• [YOUR INSTRUCTIONS] Starting from the top of the material, restate each line exactly until the line that contains "(408,425) -- cycle;", which is also copied. Pictures are excluded.

[Charts and diagrams as code]
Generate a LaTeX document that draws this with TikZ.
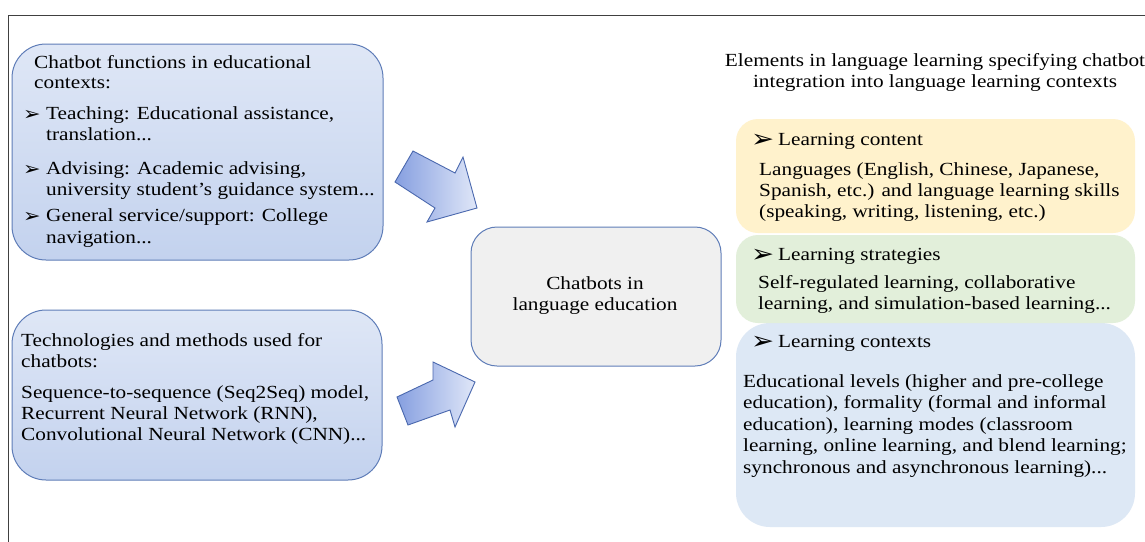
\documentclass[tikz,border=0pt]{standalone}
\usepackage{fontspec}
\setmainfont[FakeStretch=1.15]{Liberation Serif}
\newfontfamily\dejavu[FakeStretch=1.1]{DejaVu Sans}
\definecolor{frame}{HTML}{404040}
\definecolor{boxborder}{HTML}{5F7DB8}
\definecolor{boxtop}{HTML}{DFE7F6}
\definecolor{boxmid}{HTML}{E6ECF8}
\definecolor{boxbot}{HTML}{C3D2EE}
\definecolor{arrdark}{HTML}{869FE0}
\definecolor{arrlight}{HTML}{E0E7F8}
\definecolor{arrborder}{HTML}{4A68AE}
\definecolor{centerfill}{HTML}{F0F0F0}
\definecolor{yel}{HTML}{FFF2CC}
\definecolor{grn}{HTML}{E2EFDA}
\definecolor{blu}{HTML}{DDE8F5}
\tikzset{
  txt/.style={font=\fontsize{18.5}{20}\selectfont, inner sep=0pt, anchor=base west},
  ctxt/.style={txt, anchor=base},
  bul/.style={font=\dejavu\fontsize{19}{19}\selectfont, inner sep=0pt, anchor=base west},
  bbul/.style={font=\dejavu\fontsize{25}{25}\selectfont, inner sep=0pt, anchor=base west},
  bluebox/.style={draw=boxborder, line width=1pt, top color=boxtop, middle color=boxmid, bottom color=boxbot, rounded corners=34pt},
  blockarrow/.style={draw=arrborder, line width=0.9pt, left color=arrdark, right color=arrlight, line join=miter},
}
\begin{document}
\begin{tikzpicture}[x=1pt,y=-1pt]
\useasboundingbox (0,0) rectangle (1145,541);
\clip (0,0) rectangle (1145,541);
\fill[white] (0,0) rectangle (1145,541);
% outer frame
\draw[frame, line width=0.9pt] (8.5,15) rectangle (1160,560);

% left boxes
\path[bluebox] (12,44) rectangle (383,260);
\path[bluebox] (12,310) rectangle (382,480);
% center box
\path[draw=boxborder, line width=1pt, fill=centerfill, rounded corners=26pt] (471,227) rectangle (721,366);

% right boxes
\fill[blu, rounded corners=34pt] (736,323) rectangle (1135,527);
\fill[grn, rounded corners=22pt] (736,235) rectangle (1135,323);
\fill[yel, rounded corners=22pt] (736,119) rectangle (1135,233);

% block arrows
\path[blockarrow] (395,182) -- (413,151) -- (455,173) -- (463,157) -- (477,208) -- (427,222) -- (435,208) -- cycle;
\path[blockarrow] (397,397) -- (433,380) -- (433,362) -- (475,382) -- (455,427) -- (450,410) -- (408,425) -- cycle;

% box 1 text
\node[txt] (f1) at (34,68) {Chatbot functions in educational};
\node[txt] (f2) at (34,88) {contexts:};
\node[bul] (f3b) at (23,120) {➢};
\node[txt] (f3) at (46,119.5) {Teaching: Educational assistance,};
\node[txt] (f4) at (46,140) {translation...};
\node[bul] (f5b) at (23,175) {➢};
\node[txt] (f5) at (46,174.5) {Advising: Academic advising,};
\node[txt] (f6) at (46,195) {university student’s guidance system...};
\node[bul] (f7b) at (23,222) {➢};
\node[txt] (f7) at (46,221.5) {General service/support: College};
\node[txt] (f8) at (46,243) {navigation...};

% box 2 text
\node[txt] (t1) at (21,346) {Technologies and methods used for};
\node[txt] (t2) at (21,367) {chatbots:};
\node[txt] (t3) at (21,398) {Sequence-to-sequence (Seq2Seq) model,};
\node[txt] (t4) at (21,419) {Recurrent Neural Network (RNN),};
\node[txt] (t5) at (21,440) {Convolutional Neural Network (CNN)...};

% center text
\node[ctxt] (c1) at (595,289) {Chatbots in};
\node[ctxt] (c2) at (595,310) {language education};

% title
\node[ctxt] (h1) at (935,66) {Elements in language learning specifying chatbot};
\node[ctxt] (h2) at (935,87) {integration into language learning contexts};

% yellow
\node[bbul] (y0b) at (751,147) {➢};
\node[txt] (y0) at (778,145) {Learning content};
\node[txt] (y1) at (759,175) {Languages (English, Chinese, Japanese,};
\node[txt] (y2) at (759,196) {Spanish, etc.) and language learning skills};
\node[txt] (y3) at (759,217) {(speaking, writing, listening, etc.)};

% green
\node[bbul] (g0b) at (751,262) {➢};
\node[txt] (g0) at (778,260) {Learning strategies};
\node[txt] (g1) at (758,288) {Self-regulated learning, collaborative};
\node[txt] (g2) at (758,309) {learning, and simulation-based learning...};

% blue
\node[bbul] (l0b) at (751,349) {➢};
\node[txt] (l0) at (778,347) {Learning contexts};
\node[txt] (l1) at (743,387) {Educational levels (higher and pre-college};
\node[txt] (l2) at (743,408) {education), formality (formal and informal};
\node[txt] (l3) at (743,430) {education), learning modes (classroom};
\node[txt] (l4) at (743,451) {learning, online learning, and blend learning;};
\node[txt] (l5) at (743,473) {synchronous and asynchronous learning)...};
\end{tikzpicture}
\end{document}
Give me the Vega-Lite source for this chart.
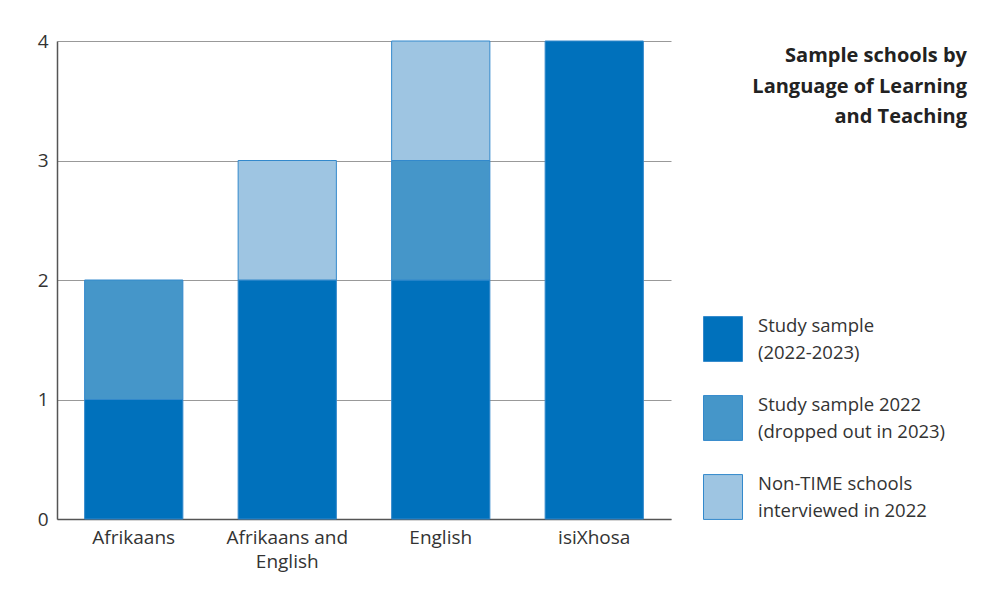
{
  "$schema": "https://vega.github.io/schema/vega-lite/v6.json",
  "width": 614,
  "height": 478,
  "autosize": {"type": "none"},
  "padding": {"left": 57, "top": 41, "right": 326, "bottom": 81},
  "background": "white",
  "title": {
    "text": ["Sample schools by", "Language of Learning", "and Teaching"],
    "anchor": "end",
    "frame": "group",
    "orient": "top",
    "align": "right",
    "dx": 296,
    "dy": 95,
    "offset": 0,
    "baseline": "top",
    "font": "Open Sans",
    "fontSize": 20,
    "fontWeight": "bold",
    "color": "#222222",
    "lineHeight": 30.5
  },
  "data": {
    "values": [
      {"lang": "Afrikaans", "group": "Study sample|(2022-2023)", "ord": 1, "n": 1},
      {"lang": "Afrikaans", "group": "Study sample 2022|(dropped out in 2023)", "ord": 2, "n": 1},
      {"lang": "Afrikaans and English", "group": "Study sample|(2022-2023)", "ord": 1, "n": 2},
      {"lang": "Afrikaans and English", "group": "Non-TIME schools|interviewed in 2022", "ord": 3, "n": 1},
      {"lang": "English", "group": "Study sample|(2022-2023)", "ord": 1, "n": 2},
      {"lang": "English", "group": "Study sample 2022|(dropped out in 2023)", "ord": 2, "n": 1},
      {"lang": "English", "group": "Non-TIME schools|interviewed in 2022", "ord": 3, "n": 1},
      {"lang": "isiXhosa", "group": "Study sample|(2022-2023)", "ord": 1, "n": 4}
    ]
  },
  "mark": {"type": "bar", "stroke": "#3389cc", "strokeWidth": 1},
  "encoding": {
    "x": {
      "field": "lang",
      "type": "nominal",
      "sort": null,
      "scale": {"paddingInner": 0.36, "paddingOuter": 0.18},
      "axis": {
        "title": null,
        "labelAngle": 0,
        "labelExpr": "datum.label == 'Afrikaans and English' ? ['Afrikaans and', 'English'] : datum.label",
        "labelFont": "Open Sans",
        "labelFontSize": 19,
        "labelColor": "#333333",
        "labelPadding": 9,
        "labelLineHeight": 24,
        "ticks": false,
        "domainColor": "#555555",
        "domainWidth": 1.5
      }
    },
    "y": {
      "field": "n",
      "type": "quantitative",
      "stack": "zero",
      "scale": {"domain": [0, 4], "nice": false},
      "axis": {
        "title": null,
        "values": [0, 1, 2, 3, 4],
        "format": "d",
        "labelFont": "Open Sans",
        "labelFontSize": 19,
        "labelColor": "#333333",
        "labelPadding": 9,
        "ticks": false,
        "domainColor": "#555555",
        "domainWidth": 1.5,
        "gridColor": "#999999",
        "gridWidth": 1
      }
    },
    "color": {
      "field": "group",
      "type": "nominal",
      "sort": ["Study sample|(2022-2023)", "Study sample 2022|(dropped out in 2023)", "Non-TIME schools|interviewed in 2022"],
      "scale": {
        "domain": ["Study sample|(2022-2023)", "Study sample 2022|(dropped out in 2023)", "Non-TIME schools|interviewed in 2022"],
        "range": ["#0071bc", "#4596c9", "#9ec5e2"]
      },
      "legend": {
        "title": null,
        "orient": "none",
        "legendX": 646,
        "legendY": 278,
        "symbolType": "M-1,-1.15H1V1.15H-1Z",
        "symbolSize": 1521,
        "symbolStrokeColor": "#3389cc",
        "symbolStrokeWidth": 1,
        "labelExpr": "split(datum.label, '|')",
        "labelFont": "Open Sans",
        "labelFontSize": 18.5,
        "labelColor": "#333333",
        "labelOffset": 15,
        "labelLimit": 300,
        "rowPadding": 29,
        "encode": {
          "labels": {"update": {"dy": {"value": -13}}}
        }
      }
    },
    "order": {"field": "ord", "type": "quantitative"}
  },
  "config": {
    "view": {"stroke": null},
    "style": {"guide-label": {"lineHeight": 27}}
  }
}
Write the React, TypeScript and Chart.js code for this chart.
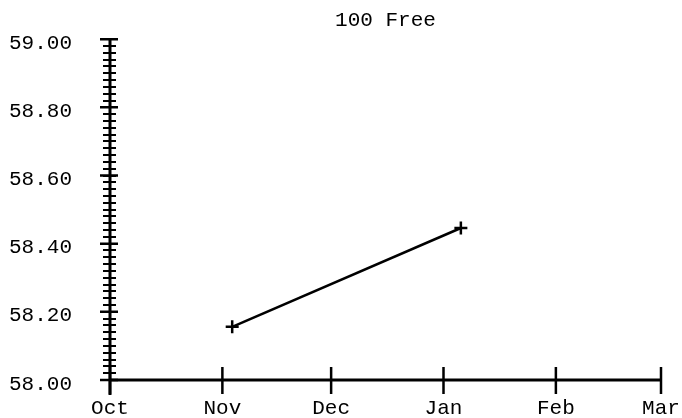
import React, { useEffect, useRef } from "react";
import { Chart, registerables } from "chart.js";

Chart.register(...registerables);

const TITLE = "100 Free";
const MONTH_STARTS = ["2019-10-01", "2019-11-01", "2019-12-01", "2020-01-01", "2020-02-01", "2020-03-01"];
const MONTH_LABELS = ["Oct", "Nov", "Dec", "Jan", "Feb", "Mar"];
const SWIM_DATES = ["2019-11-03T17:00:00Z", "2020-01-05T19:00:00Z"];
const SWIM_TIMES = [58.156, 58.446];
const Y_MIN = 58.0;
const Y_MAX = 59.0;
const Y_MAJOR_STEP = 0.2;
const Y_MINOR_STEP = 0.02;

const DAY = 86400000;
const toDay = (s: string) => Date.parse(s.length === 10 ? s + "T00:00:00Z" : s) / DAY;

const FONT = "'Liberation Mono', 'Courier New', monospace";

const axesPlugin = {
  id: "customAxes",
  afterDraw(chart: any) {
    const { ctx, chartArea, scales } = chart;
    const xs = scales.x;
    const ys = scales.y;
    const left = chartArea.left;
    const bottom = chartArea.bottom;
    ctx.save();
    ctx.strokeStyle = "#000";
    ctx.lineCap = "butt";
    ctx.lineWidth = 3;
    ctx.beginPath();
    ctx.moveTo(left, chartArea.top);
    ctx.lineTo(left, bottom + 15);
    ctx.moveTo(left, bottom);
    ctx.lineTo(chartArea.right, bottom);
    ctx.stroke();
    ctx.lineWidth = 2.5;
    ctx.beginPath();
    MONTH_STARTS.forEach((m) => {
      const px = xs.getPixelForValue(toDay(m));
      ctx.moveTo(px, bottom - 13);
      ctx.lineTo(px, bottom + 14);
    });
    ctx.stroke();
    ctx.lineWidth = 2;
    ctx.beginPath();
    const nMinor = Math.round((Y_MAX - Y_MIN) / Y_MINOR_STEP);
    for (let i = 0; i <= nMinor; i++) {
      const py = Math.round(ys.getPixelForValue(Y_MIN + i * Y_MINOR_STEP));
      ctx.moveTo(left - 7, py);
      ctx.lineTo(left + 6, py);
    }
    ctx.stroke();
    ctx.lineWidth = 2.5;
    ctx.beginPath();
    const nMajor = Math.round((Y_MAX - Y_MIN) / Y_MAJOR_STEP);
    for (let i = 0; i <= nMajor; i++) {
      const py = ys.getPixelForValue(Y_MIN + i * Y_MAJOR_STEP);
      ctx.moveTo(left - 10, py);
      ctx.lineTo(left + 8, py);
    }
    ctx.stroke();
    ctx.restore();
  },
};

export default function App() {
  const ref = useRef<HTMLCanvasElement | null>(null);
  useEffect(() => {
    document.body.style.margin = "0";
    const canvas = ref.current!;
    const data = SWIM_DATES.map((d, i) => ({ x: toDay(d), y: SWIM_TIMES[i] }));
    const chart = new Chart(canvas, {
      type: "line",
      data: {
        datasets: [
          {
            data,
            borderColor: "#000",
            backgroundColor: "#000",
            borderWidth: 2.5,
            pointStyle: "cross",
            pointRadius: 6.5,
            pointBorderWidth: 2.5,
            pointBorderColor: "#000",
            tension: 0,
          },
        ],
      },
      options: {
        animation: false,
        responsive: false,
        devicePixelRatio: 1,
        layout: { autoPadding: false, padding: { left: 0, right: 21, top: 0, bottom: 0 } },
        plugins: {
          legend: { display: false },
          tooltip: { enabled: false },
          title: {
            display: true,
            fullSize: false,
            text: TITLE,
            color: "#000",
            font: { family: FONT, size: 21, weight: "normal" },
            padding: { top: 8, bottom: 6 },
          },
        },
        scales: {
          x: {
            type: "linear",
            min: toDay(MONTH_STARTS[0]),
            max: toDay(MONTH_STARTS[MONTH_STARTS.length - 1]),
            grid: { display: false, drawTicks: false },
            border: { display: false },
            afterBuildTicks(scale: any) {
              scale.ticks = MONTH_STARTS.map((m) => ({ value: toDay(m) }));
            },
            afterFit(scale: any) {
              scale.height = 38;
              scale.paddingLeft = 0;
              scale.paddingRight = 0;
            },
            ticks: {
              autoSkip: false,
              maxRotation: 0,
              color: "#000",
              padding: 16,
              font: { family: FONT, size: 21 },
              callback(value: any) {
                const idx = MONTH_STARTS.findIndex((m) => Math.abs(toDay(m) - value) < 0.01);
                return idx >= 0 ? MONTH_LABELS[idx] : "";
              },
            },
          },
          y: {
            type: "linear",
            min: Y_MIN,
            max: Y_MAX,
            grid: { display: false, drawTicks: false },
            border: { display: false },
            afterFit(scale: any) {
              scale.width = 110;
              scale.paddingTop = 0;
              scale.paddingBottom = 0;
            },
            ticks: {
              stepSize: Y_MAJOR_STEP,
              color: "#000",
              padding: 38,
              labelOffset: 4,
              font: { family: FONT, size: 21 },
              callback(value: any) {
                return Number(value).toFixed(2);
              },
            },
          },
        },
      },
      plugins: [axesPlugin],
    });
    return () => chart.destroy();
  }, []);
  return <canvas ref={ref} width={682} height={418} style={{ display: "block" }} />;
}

• [SOLUTION FOR THIS TASK]
Generate a LaTeX document that draws this with TikZ.
\documentclass[tikz,border=0pt]{standalone}
\usepackage{fontspec}
\setmainfont[FakeStretch=1.15]{Liberation Serif}
\newfontfamily\dejavu[FakeStretch=1.1]{DejaVu Sans}
\definecolor{frame}{HTML}{404040}
\definecolor{boxborder}{HTML}{5F7DB8}
\definecolor{boxtop}{HTML}{DFE7F6}
\definecolor{boxmid}{HTML}{E6ECF8}
\definecolor{boxbot}{HTML}{C3D2EE}
\definecolor{arrdark}{HTML}{869FE0}
\definecolor{arrlight}{HTML}{E0E7F8}
\definecolor{arrborder}{HTML}{4A68AE}
\definecolor{centerfill}{HTML}{F0F0F0}
\definecolor{yel}{HTML}{FFF2CC}
\definecolor{grn}{HTML}{E2EFDA}
\definecolor{blu}{HTML}{DDE8F5}
\tikzset{
  txt/.style={font=\fontsize{18.5}{20}\selectfont, inner sep=0pt, anchor=base west},
  ctxt/.style={txt, anchor=base},
  bul/.style={font=\dejavu\fontsize{19}{19}\selectfont, inner sep=0pt, anchor=base west},
  bbul/.style={font=\dejavu\fontsize{25}{25}\selectfont, inner sep=0pt, anchor=base west},
  bluebox/.style={draw=boxborder, line width=1pt, top color=boxtop, middle color=boxmid, bottom color=boxbot, rounded corners=34pt},
  blockarrow/.style={draw=arrborder, line width=0.9pt, left color=arrdark, right color=arrlight, line join=miter},
}
\begin{document}
\begin{tikzpicture}[x=1pt,y=-1pt]
\useasboundingbox (0,0) rectangle (1145,541);
\clip (0,0) rectangle (1145,541);
\fill[white] (0,0) rectangle (1145,541);
% outer frame
\draw[frame, line width=0.9pt] (8.5,15) rectangle (1160,560);

% left boxes
\path[bluebox] (12,44) rectangle (383,260);
\path[bluebox] (12,310) rectangle (382,480);
% center box
\path[draw=boxborder, line width=1pt, fill=centerfill, rounded corners=26pt] (471,227) rectangle (721,366);

% right boxes
\fill[blu, rounded corners=34pt] (736,323) rectangle (1135,527);
\fill[grn, rounded corners=22pt] (736,235) rectangle (1135,323);
\fill[yel, rounded corners=22pt] (736,119) rectangle (1135,233);

% block arrows
\path[blockarrow] (395,182) -- (413,151) -- (455,173) -- (463,157) -- (477,208) -- (427,222) -- (435,208) -- cycle;
\path[blockarrow] (397,397) -- (433,380) -- (433,362) -- (475,382) -- (455,427) -- (450,410) -- (408,425) -- cycle;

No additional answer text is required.